The two men take up half the stage and half the set each, alternating between Waterson’s unaccompanied singing and Carthy’s bewitching guitar and unearthed historical ballads. Waterson’s ballads are full of innuendo, nostalgia and working class solidarity, ranging in topic from the Cod Wars to his visceral hatred of coffee machines, all sung with a finger in the ear (his not ours). He is obviously an expert in his field and his ballads are often very moving, though I must admit I found some of the bawdiness a little anachronistic.

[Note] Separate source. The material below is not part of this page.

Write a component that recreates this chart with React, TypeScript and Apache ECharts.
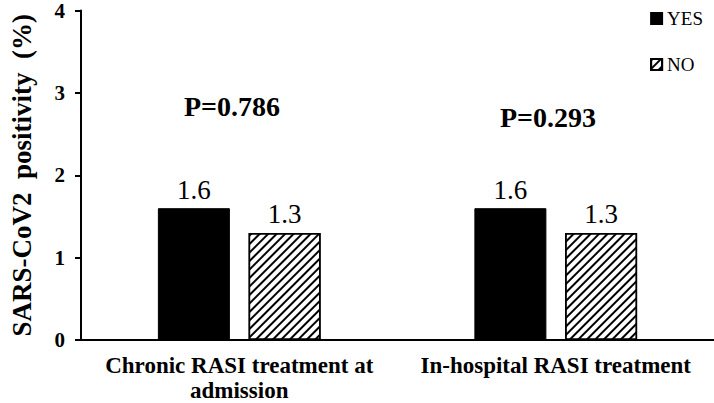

Unfortunately, due to illness, Norma Waterson, Carthy’s wife, could not accompany him tonight – a shame because their combined voices make some of the most beautiful music I’ve ever heard. Still, solo Carthy is an entrancing treat. His commitment to the form is palpable, his guitar playing magical, and his choice of traditional material full of love, blood and murder. His legendary diffidence is still remarkably intact, as he entreats the audience to give their applause to Waterson rather than himself.

After a short interval, PEGGY SEEGER takes to the stage with an anecdote about getting stuck in her van in Sheffield’s one-way system. This leads seamlessly to an unaccompanied cowboy song about a horse.

We are truly in the presence of greatness tonight, though 69 year-old Seeger - feminist, environmentalist and social activist - would gently berate us for thinking in such elitist terms.

Half-sister of Pete Seeger and life partner of Ewan Macoll (he wrote ‘First Time Ever I Saw Your Face’ for her, fact-fans), Peggy Seeger has spent a lifetime playing the music of the people. Tonight we are privileged to hear the result of a half-century’s immersion in folk music(s).

Seeger, in a reedy, spectral tone, alone, or self-accompanied by guitar, banjo, piano and, most beguilingly, auto-harp, sings lullabies, love songs, pro-choice numbers, anti-Bush tirades (‘he’s a bad man, a mad man…’) and even a song about farting. One of the most affecting moments of the evening is her rendition of a poem to her mother who died in her fifties (‘I am older than my mother’), made even more resonant by being included in a suite of pro-choice songs and lullabies.

Waterson and Carthy join Seeger on stage for a riotous rendition of ‘My Get Up And Go Just Got Up And Went’, proving that it really hadn’t. Again accompanied by Carthy, Seeger ended the night with her feminist anthem ‘Gonna Be An Engineer’.

This was a night of rare warmth and beauty, presented by a singer who I sincerely hope I will have the privilege of seeing again.